NEW YORK - This might have been one of Wall Street's most dismal years in a decade, but that hasn't stopped bonus checks from rising an average of 14 percent.
Four of the biggest U.S. investment banks - Goldman Sachs Group Inc., Morgan Stanley, Lehman Bros. Holdings Inc., and Bear Stearns Cos. - will pay out about $49.6 billion in compensation this year. Of that, bonuses are traditionally estimated to represent 60 percent, or almost $30 billion, of the total.

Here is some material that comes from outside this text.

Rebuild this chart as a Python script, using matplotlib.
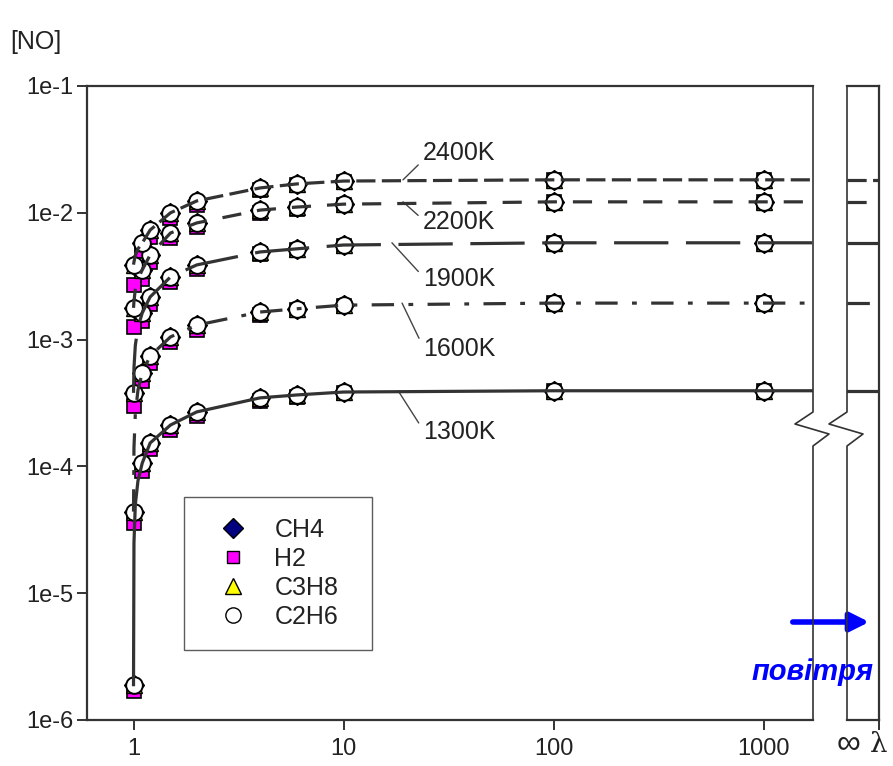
import matplotlib
matplotlib.use("Agg")
import matplotlib.pyplot as plt
from matplotlib.lines import Line2D
from matplotlib.patches import FancyArrowPatch

plt.rcParams['font.family'] = ['Liberation Sans', 'DejaVu Sans']

# ==========================
# DATA
# ==========================

lam = [1, 1.1, 1.2, 1.5, 2, 4, 6, 10, 100, 1000]

temps = ["1300K", "1600K", "1900K", "2200K", "2400K"]

# C2H6 (circles) - CH4 and C3H8 sit under the circles, same readings
no_1300 = [1.9e-6, 1.06e-4, 1.53e-4, 2.12e-4, 2.69e-4, 3.47e-4, 3.66e-4, 3.86e-4, 3.95e-4, 3.95e-4]
no_1600 = [4.4e-5, 5.46e-4, 7.43e-4, 1.05e-3, 1.30e-3, 1.65e-3, 1.75e-3, 1.87e-3, 1.94e-3, 1.94e-3]
no_1900 = [3.8e-4, 1.62e-3, 2.17e-3, 3.12e-3, 3.88e-3, 4.91e-3, 5.2e-3, 5.57e-3, 5.8e-3, 5.8e-3]
no_2200 = [1.78e-3, 3.54e-3, 4.65e-3, 6.93e-3, 8.32e-3, 1.05e-2, 1.11e-2, 1.17e-2, 1.22e-2, 1.22e-2]
no_2400 = [3.9e-3, 5.78e-3, 7.31e-3, 1.0e-2, 1.24e-2, 1.57e-2, 1.69e-2, 1.78e-2, 1.82e-2, 1.82e-2]

# H2 (squares), slightly lower near lambda = 1
h2_1300 = [1.7e-6, 9.2e-5, 1.38e-4, 1.95e-4, 2.5e-4, 3.3e-4, 3.55e-4, 3.8e-4, 3.95e-4, 3.95e-4]
h2_1600 = [3.6e-5, 4.7e-4, 6.5e-4, 9.5e-4, 1.2e-3, 1.57e-3, 1.7e-3, 1.83e-3, 1.94e-3, 1.94e-3]
h2_1900 = [3.0e-4, 1.4e-3, 1.9e-3, 2.85e-3, 3.6e-3, 4.7e-3, 5.05e-3, 5.45e-3, 5.8e-3, 5.8e-3]
h2_2200 = [1.26e-3, 3.0e-3, 4.1e-3, 6.3e-3, 7.7e-3, 1.0e-2, 1.08e-2, 1.15e-2, 1.22e-2, 1.22e-2]
h2_2400 = [2.7e-3, 5.0e-3, 6.5e-3, 9.1e-3, 1.15e-2, 1.5e-2, 1.65e-2, 1.75e-2, 1.82e-2, 1.82e-2]

# curves (incl. the steep part at lambda -> 1)
lam_line = [1, 1.005, 1.02, 1.05, 1.1, 1.2, 1.5, 2, 4, 6, 10, 100, 1000, 1e4]
line_1300 = [1.9e-6, 2.5e-5, 5.0e-5, 7.7e-5, 1.06e-4, 1.53e-4, 2.12e-4, 2.69e-4, 3.47e-4, 3.66e-4, 3.86e-4, 3.95e-4, 3.95e-4, 3.95e-4]
line_1600 = [4.4e-5, 1.4e-4, 2.6e-4, 4.0e-4, 5.46e-4, 7.43e-4, 1.05e-3, 1.30e-3, 1.65e-3, 1.75e-3, 1.87e-3, 1.94e-3, 1.94e-3, 1.94e-3]
line_1900 = [3.8e-4, 6.0e-4, 9.0e-4, 1.25e-3, 1.62e-3, 2.17e-3, 3.12e-3, 3.88e-3, 4.91e-3, 5.2e-3, 5.57e-3, 5.8e-3, 5.8e-3, 5.8e-3]
line_2200 = [1.78e-3, 2.0e-3, 2.5e-3, 3.0e-3, 3.54e-3, 4.65e-3, 6.93e-3, 8.32e-3, 1.05e-2, 1.11e-2, 1.17e-2, 1.22e-2, 1.22e-2, 1.22e-2]
line_2400 = [3.9e-3, 4.1e-3, 4.6e-3, 5.2e-3, 5.78e-3, 7.31e-3, 1.0e-2, 1.24e-2, 1.57e-2, 1.69e-2, 1.78e-2, 1.82e-2, 1.82e-2, 1.82e-2]

# value at lambda = infinity
no_inf = [3.95e-4, 1.94e-3, 5.8e-3, 1.22e-2, 1.82e-2]

fuels = ["CH4", "H2", "C3H8", "C2H6"]

c2h6 = [no_1300, no_1600, no_1900, no_2200, no_2400]
h2 = [h2_1300, h2_1600, h2_1900, h2_2200, h2_2400]
lines = [line_1300, line_1600, line_1900, line_2200, line_2400]

line_col = "#333333"
styles = [
    "-",
    (0, (7, 4.5, 1.5, 4.5)),
    (0, (17, 5.5)),
    (0, (6, 5)),
    (0, (6, 2)),
]

# ==========================
# FIGURE
# ==========================

W, H = 893, 766
fig = plt.figure(figsize=(W / 100, H / 100), dpi=100)


def fx(x):
    return x / W


def fy(y):
    return 1 - y / H


top, bot = 86, 720
left, right = 87, 813
l2, r2 = 847, 879

ax = fig.add_axes([fx(left), fy(bot), fx(right - left), (bot - top) / H])
ax2 = fig.add_axes([fx(l2), fy(bot), fx(r2 - l2), (bot - top) / H])

ax.set_xscale("log")
ax.set_yscale("log")
ax.set_xlim(0.6005, 1720)
ax.set_ylim(1e-6, 1e-1)

ax2.set_yscale("log")
ax2.set_xlim(0, 1)
ax2.set_ylim(1e-6, 1e-1)

# markers
for i in range(5):
    ax.plot(lam, c2h6[i], linestyle="none", marker="D", ms=10.5,
            mfc="#000080", mec="black", mew=1.0, zorder=3)
    ax.plot(lam, h2[i], linestyle="none", marker="s", ms=10,
            mfc="#ff00ff", mec="black", mew=1.2, zorder=4)
    ax.plot(lam, c2h6[i], linestyle="none", marker="^", ms=12,
            mfc="#ffff00", mec="black", mew=1.0, zorder=5)
    ax.plot(lam, c2h6[i], linestyle="none", marker="o", ms=12,
            mfc="white", mec="black", mew=1.4, zorder=6)

# curves
for i in range(5):
    ax.plot(lam_line, lines[i], color=line_col, lw=2.3,
            linestyle=styles[i], zorder=7, clip_on=True)
    ax2.axhline(no_inf[i], color=line_col, lw=2.3, linestyle=styles[i])

# ==========================
# LABELS 2400K ... 1300K
# ==========================

lab_xy = [(18.2, 3.95e-4), (19.0, 1.94e-3), (17.0, 5.8e-3), (19.2, 1.22e-2), (19.2, 1.82e-2)]
lab_txt = [(23.9, 2.32e-4), (23.9, 1.05e-3), (23.9, 3.74e-3), (23.9, 1.05e-2), (23.9, 2.38e-2)]

for i in range(5):
    va = "bottom" if i == 4 else "top"
    rel = (0, 0.2) if i == 4 else (0, 0.6)
    ax.annotate(temps[i], xy=lab_xy[i], xytext=lab_txt[i], fontsize=18,
                ha="left", va=va, color="#222222",
                arrowprops=dict(arrowstyle="-", color="#444444", lw=1.0,
                                relpos=rel, shrinkA=2, shrinkB=0))

# ==========================
# AXES STYLE
# ==========================

for a in (ax, ax2):
    for s in a.spines.values():
        s.set_color("#333333")
        s.set_linewidth(1.6)
    a.minorticks_off()

ax.spines["right"].set_visible(False)
ax2.spines["left"].set_visible(False)

ax.set_yticks([1e-1, 1e-2, 1e-3, 1e-4, 1e-5, 1e-6])
ax.set_yticklabels(["1e-1", "1e-2", "1e-3", "1e-4", "1e-5", "1e-6"])
ax.set_xticks([1, 10, 100, 1000])
ax.set_xticklabels(["1", "10", "100", "1000"])
ax.tick_params(axis="both", direction="out", length=7, width=1.4,
               color="#333333", labelsize=17, labelcolor="#222222", pad=3)
ax.tick_params(axis="x", pad=6)

ax2.set_yticks([])
ax2.set_xticks([1])
ax2.set_xticklabels([""])
ax2.tick_params(axis="x", direction="out", length=7, width=1.4, color="#333333")

fig.text(fx(848), fy(745), "\u221e", fontsize=24, ha="center", va="center", color="#222222")
fig.text(fx(879), fy(745), "\u03bb", fontsize=20, ha="center", va="center", color="#222222",
         family=["DejaVu Serif"])

fig.text(fx(10), fy(42), "[NO]", fontsize=18, ha="left", va="center", color="#222222")

# broken spines with zigzag
for S in (right, l2):
    xs = [S, S, S - 18, S + 16, S, S]
    ys = [top, 412, 424, 434, 446, bot]
    fig.add_artist(Line2D([fx(v) for v in xs], [fy(v) for v in ys],
                          transform=fig.transFigure, color="#333333", lw=1.2))

# legend
handles = [
    Line2D([], [], linestyle="none", marker="D", ms=10, mfc="#000080", mec="black"),
    Line2D([], [], linestyle="none", marker="s", ms=9, mfc="#ff00ff", mec="black"),
    Line2D([], [], linestyle="none", marker="^", ms=11, mfc="#ffff00", mec="black"),
    Line2D([], [], linestyle="none", marker="o", ms=11, mfc="white", mec="black"),
]
leg = ax.legend(handles, fuels, loc="upper left",
                bbox_to_anchor=(0.134, 0.101, 0.259, 0.251), mode="expand",
                borderaxespad=0, fontsize=18, frameon=True, fancybox=False,
                handlelength=2.2, handletextpad=0.55, labelspacing=0.2,
                borderpad=0.85)
leg.get_frame().set_edgecolor("#333333")
leg.get_frame().set_linewidth(1.0)
for t in leg.get_texts():
    t.set_color("#222222")

# air arrow
arrow = FancyArrowPatch((fx(790), fy(622)), (fx(872), fy(622)),
                        transform=fig.transFigure, arrowstyle="-|>",
                        mutation_scale=28, lw=4, color="#0000ff")
fig.add_artist(arrow)
fig.text(fx(812), fy(672), "повітря", fontsize=21, ha="center", va="center",
         color="#0000ff", fontweight="bold", fontstyle="italic")

fig.savefig("out.png", dpi=100)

That might not sit well with investors who held on to investment bank stocks this year - and watched them plunge by up to 45 percent. Investment houses have been slammed by the mortgage-default crisis, and top Wall Street executives said this month that they have yet to see a bottom.
While some top managers - such as John Mack at Morgan Stanley and Jimmy Cayne at Bear Stearns - have said they will forgo their bonuses this year, Wall Street's top performers among traders and investment bankers will likely see some significant compensation as an incentive not to defect to other firms. Meanwhile, underperformers will suffer, executives at the banks said.

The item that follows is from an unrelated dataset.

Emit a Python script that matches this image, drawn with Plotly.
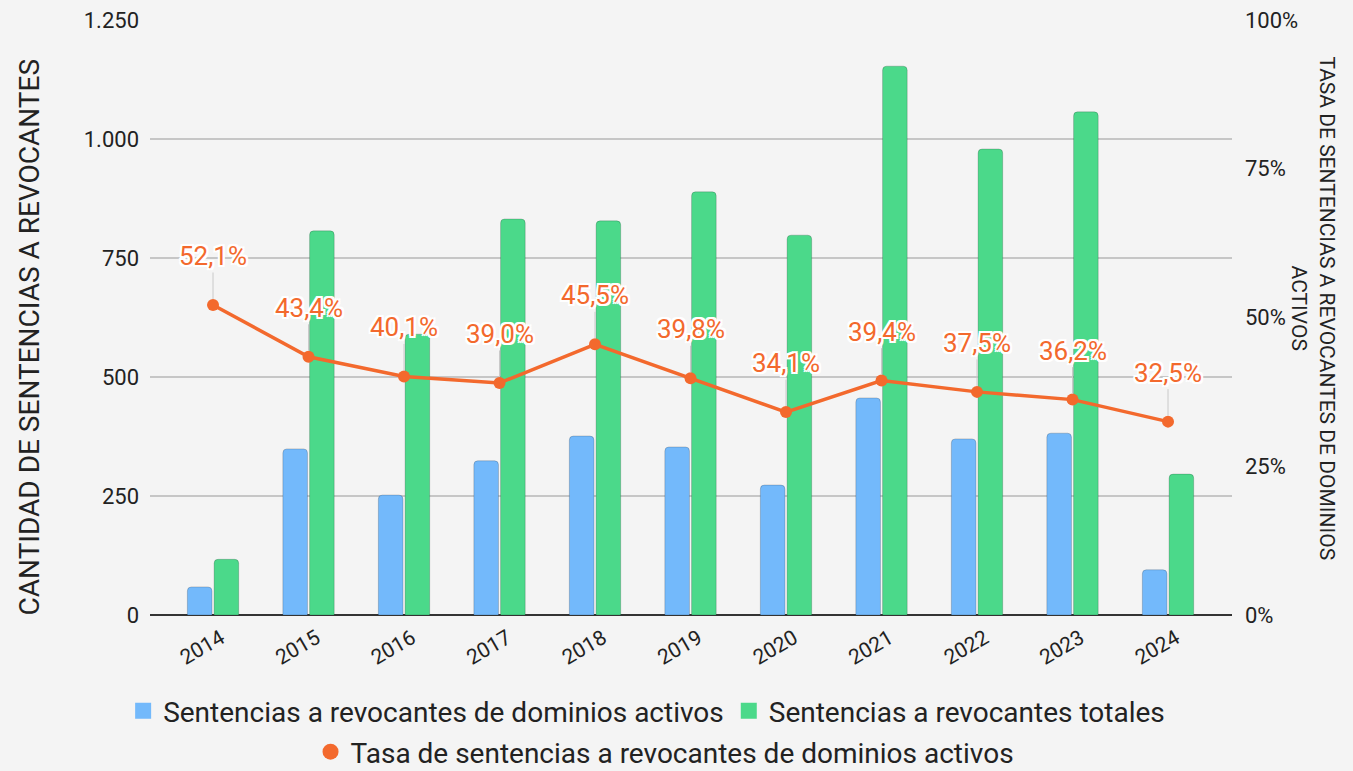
import plotly.graph_objects as go

# data
years = [str(y) for y in range(2014, 2025)]
activos = [59, 349, 252, 324, 376, 353, 273, 456, 370, 382, 95]
totales = [117, 807, 590, 832, 828, 889, 798, 1153, 979, 1057, 296]
tasa = [0.521, 0.434, 0.401, 0.390, 0.455, 0.398, 0.341, 0.394, 0.375, 0.362, 0.325]

name_activos = "Sentencias a revocantes de dominios activos"
name_totales = "Sentencias a revocantes totales"
name_tasa = "Tasa de sentencias a revocantes de dominios activos"

BLUE = "#73b9fb"
GREEN = "#4bd98a"
ORANGE = "#f3692d"
BG = "#f4f4f4"
FONT = "Roboto"

fig = go.Figure()

fig.add_trace(
    go.Bar(
        x=years,
        y=activos,
        name=name_activos,
        marker=dict(color=BLUE, line=dict(color="rgba(0,0,0,0.18)", width=1)),
        showlegend=False,
    )
)
fig.add_trace(
    go.Bar(
        x=years,
        y=totales,
        name=name_totales,
        marker=dict(color=GREEN, line=dict(color="rgba(0,0,0,0.18)", width=1)),
        showlegend=False,
    )
)
fig.add_trace(
    go.Scatter(
        x=years,
        y=tasa,
        name=name_tasa,
        mode="lines+markers",
        line=dict(color=ORANGE, width=3.5),
        marker=dict(color=ORANGE, size=12),
        yaxis="y2",
        showlegend=False,
    )
)

# legend-only entries (square / circle symbols, no line)
fig.add_trace(
    go.Scatter(x=[None], y=[None], mode="markers", name=name_activos,
               marker=dict(symbol="square", color=BLUE, size=26), legend="legend")
)
fig.add_trace(
    go.Scatter(x=[None], y=[None], mode="markers", name=name_totales,
               marker=dict(symbol="square", color=GREEN, size=26), legend="legend")
)
fig.add_trace(
    go.Scatter(x=[None], y=[None], mode="markers", name=name_tasa,
               marker=dict(symbol="circle", color=ORANGE, size=26), legend="legend2",
               yaxis="y2")
)

halo = ", ".join(
    f"{dx}px {dy}px 0 #fff"
    for dx, dy in [(2, 0), (-2, 0), (0, 2), (0, -2), (2, 2), (-2, -2), (2, -2), (-2, 2)]
)

annotations = []
for i, v in enumerate(tasa):
    annotations.append(
        dict(
            x=i,
            y=v,
            xref="x",
            yref="y2",
            text=f"{v * 100:.1f}%".replace(".", ","),
            showarrow=True,
            arrowhead=0,
            arrowwidth=1,
            arrowcolor="#c9c9c9",
            ax=0,
            ay=-49,
            standoff=6,
            font=dict(family=FONT, size=26, color=ORANGE, shadow=halo),
        )
    )

annotations.append(
    dict(
        text="CANTIDAD DE SENTENCIAS A REVOCANTES",
        xref="paper", yref="paper",
        x=-0.111, y=0.468,
        xanchor="center", yanchor="middle",
        textangle=-90, showarrow=False,
        font=dict(family=FONT, size=28, color="#222222"),
    )
)
annotations.append(
    dict(
        text="TASA DE SENTENCIAS A REVOCANTES DE DOMINIOS<br>ACTIVOS",
        xref="paper", yref="paper",
        x=1.075, y=0.515,
        xanchor="center", yanchor="middle",
        textangle=90, showarrow=False,
        font=dict(family=FONT, size=21, color="#222222"),
    )
)

fig.update_layout(
    width=1353,
    height=771,
    margin=dict(l=150, r=121, t=20, b=156),
    paper_bgcolor=BG,
    plot_bgcolor=BG,
    font=dict(family=FONT, size=22, color="#222222"),
    separators=",.",
    barmode="group",
    bargap=0.44,
    bargroupgap=0.08,
    barcornerradius=4,
    annotations=annotations,
    xaxis=dict(
        type="category",
        range=[-0.66, 10.67],
        tickangle=-30,
        tickfont=dict(size=21),
        showgrid=False,
        ticks="",
        ticklabelshift=8,
        ticklabelstandoff=6,
        automargin=False,
    ),
    yaxis=dict(
        range=[0, 1250],
        dtick=250,
        tickformat=",d",
        gridcolor="#c6c6c6",
        gridwidth=2,
        zeroline=True,
        zerolinecolor="#333333",
        zerolinewidth=2,
        ticklabelstandoff=10,
        automargin=False,
    ),
    yaxis2=dict(
        overlaying="y",
        side="right",
        range=[0, 1],
        dtick=0.25,
        tickformat=".0%",
        showgrid=False,
        zeroline=False,
        ticklabelstandoff=12,
        automargin=False,
    ),
    legend=dict(
        orientation="h",
        x=0.459, xanchor="center",
        yref="container",
        y=1 - 711 / 771, yanchor="middle",
        font=dict(size=28, color="#222222"),
        bgcolor="rgba(0,0,0,0)",
    ),
    legend2=dict(
        orientation="h",
        x=0.476, xanchor="center",
        yref="container",
        y=1 - 752 / 771, yanchor="middle",
        font=dict(size=28, color="#222222"),
        bgcolor="rgba(0,0,0,0)",
    ),
)

fig.write_html(
    "out.html",
    config={"displayModeBar": False},
    post_script="document.body.style.margin='0';document.body.style.overflow='hidden';",
)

Morgan Stanley said compensation rose 18 percent this year to $16.6 billion from $14 billion last year. The investment bank reported the first quarterly loss in its history last week amid a $9.4 billion write-down due to the credit crisis.
Bear Stearns, the fifth-biggest securities firm, posted the first loss in its 84-year history a day later after a $1.9 billion write-down. It reduced compensation this year by 21 percent, to $3.4 billion from $4.3 billion in 2006 - and members of its executive management committee, such as Cayne, won't be collecting year-end bonuses.

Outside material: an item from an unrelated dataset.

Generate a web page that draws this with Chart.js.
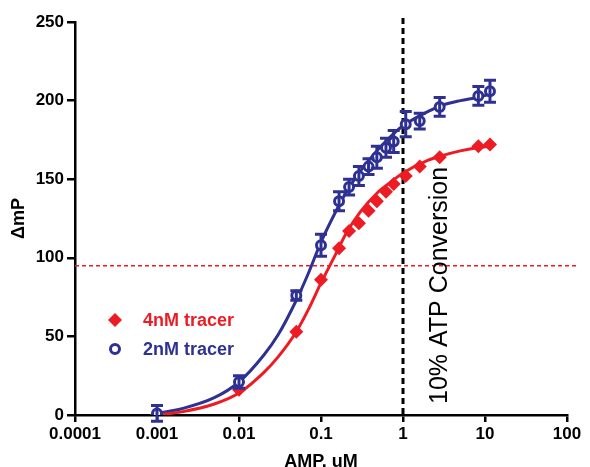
<!DOCTYPE html>
<html>
<head>
<meta charset="utf-8">
<script src="https://cdn.jsdelivr.net/npm/chart.js@4"></script>
<style>
  html, body { margin:0; padding:0; background:#fff; }
  #wrap { width:590px; height:467px; }
</style>
</head>
<body>
<div id="wrap"><canvas id="amp"></canvas></div>
<script>
const xTicks = [0.0001, 0.001, 0.01, 0.1, 1, 10, 100];
const xTickLabels = ['0.0001', '0.001', '0.01', '0.1', '1', '10', '100'];
const yTicks = [0, 50, 100, 150, 200, 250];

// AMP concentrations (uM)
const conc = [0.001, 0.01, 0.05, 0.1, 0.166, 0.22, 0.29, 0.38, 0.48, 0.62, 0.77, 1.08, 1.6, 2.8, 8.3, 11.5];
const tracer4nM = [0, 16, 53, 86, 106, 117, 122, 130, 136, 142, 147, 152, 158, 164, 171, 172];
const tracer2nM = [1, 21, 76, 108, 136, 145, 152, 158, 164, 170, 174, 185, 187, 196, 203, 206];
const tracer2nMErr = [5, 4, 3, 7, 6, 5, 6, 5, 7, 6, 7, 8, 5, 6, 6, 7];

// fitted curves
const fitX = [0.001, 0.002, 0.005, 0.01, 0.02, 0.03, 0.05, 0.07, 0.1, 0.15, 0.2, 0.3, 0.5, 0.7, 1, 2, 3, 5, 8, 11.5];
const fit4nM = [0, 2, 7, 14, 27, 37, 53, 67, 84, 102, 115, 129, 142, 148, 154, 162, 165, 168, 170, 171];
const fit2nM = [1, 4, 11, 21, 38, 51, 73, 90, 110, 129, 141, 155, 169, 177, 184, 193, 197, 200, 202, 204];

const threshold = 95;
const conversionX = 1;

const RED = '#ed1c24';
const BLUE = '#2e3192';
const FONT = '"Liberation Sans", Arial, sans-serif';

const pts = (xs, ys) => xs.map((x, i) => ({ x: x, y: ys[i] }));

const errorBars = {
  id: 'errorBars',
  afterDatasetsDraw(chart) {
    const ctx = chart.ctx, xs = chart.scales.x, ys = chart.scales.y;
    ctx.save();
    ctx.strokeStyle = BLUE;
    ctx.lineWidth = 3;
    conc.forEach((c, i) => {
      const px = xs.getPixelForValue(c);
      const top = ys.getPixelForValue(tracer2nM[i] + tracer2nMErr[i]);
      const bot = ys.getPixelForValue(tracer2nM[i] - tracer2nMErr[i]);
      ctx.beginPath();
      ctx.moveTo(px, top); ctx.lineTo(px, bot);
      ctx.moveTo(px - 6, top); ctx.lineTo(px + 6, top);
      ctx.moveTo(px - 6, bot); ctx.lineTo(px + 6, bot);
      ctx.stroke();
    });
    ctx.restore();
  }
};

const refLines = {
  id: 'refLines',
  beforeDatasetsDraw(chart) {
    const ctx = chart.ctx, xs = chart.scales.x, ys = chart.scales.y, a = chart.chartArea;
    ctx.save();
    // threshold
    const ty = ys.getPixelForValue(threshold);
    ctx.strokeStyle = RED;
    ctx.lineWidth = 1.5;
    ctx.setLineDash([4, 3]);
    ctx.beginPath();
    ctx.moveTo(a.left, ty); ctx.lineTo(a.right + 11, ty);
    ctx.stroke();
    // 10% conversion
    const vx = xs.getPixelForValue(conversionX);
    ctx.strokeStyle = '#000';
    ctx.lineWidth = 3;
    ctx.setLineDash([6, 4]);
    ctx.beginPath();
    ctx.moveTo(vx, a.top - 4); ctx.lineTo(vx, a.bottom);
    ctx.stroke();
    ctx.setLineDash([]);
    ctx.translate(vx + 44, a.bottom - 11);
    ctx.rotate(-Math.PI / 2);
    ctx.fillStyle = '#000';
    ctx.font = '25px ' + FONT;
    ctx.textAlign = 'left';
    ctx.textBaseline = 'alphabetic';
    ctx.fillText('10% ATP Conversion', 0, 0);
    ctx.restore();
  }
};

const legendBox = {
  id: 'legendBox',
  afterDraw(chart) {
    const ctx = chart.ctx;
    ctx.save();
    ctx.font = 'bold 18px ' + FONT;
    ctx.textBaseline = 'middle';
    // diamond
    ctx.fillStyle = RED;
    ctx.beginPath();
    ctx.moveTo(115, 313); ctx.lineTo(122, 320); ctx.lineTo(115, 327); ctx.lineTo(108, 320);
    ctx.closePath(); ctx.fill();
    ctx.fillText('4nM tracer', 143, 321);
    // circle
    ctx.strokeStyle = BLUE;
    ctx.lineWidth = 3;
    ctx.beginPath();
    ctx.arc(115, 349, 4.5, 0, Math.PI * 2);
    ctx.stroke();
    ctx.fillStyle = BLUE;
    ctx.fillText('2nM tracer', 143, 350);
    ctx.restore();
  }
};

new Chart(document.getElementById('amp'), {
  type: 'scatter',
  data: {
    datasets: [
      { label: '2nM fit', data: pts(fitX, fit2nM), showLine: true, borderColor: BLUE, borderWidth: 3,
        pointRadius: 0, cubicInterpolationMode: 'monotone', order: 4 },
      { label: '4nM fit', data: pts(fitX, fit4nM), showLine: true, borderColor: RED, borderWidth: 3,
        pointRadius: 0, cubicInterpolationMode: 'monotone', order: 3 },
      { label: '4nM tracer', data: pts(conc, tracer4nM), pointStyle: 'rectRot', pointRadius: 7,
        backgroundColor: RED, borderColor: RED, borderWidth: 0, order: 2 },
      { label: '2nM tracer', data: pts(conc, tracer2nM), pointStyle: 'circle', pointRadius: 4.5,
        backgroundColor: '#fff', borderColor: BLUE, borderWidth: 3, order: 1 }
    ]
  },
  options: {
    responsive: true,
    maintainAspectRatio: false,
    animation: false,
    layout: { padding: { left: 8, right: 23, top: 22, bottom: 0 } },
    plugins: { legend: { display: false }, tooltip: { enabled: false } },
    scales: {
      x: {
        type: 'logarithmic', min: 0.0001, max: 100,
        afterBuildTicks: s => { s.ticks = xTicks.map(v => ({ value: v })); },
        afterFit: s => { s.height = 52; },
        ticks: { color: '#000', font: { family: FONT, size: 17, weight: 'bold' }, padding: 2,
                 maxRotation: 0, autoSkip: false,
                 callback: v => xTickLabels[xTicks.indexOf(v)] },
        grid: { display: true, drawOnChartArea: false, drawTicks: true, tickLength: 7, color: '#000', lineWidth: 2.5 },
        border: { display: true, color: '#000', width: 2.5 },
        title: { display: true, text: 'AMP, uM', color: '#000', font: { family: FONT, size: 18, weight: 'bold' },
                 padding: { top: 4, bottom: -6 } }
      },
      y: {
        min: 0, max: 250,
        afterBuildTicks: s => { s.ticks = yTicks.map(v => ({ value: v })); },
        afterFit: s => { s.width = 67; },
        ticks: { color: '#000', font: { family: FONT, size: 17, weight: 'bold' }, padding: 3 },
        grid: { display: true, drawOnChartArea: false, drawTicks: true, tickLength: 8, color: '#000', lineWidth: 2.5 },
        border: { display: true, color: '#000', width: 2.5 },
        title: { display: true, text: 'ΔmP', color: '#000', font: { family: FONT, size: 18, weight: 'bold' },
                 padding: { top: 0, bottom: 0 } }
      }
    }
  },
  plugins: [refLines, errorBars, legendBox]
});
</script>
</body>
</html>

"Compensation levels need to be maintained to reflect market levels," chief financial officer Sam Molinaro said.
At Lehman, compensation rose 9.5 percent to $9.5 billion, with bonuses accounting for an estimated $5.7 billion. The firm announced losses this month, but managed to offset most of its mortgage write-downs and beat Wall Street expectations. The head count at the investment bank rose 10 percent this year.
Still nervously waiting to find out about bonuses are employees of Merrill Lynch & Co. Inc. The nation's largest brokerage won't report fourth-quarter results until January, and there has been some speculation that newly appointed chief executive officer John Thain might shake up the bonus structure.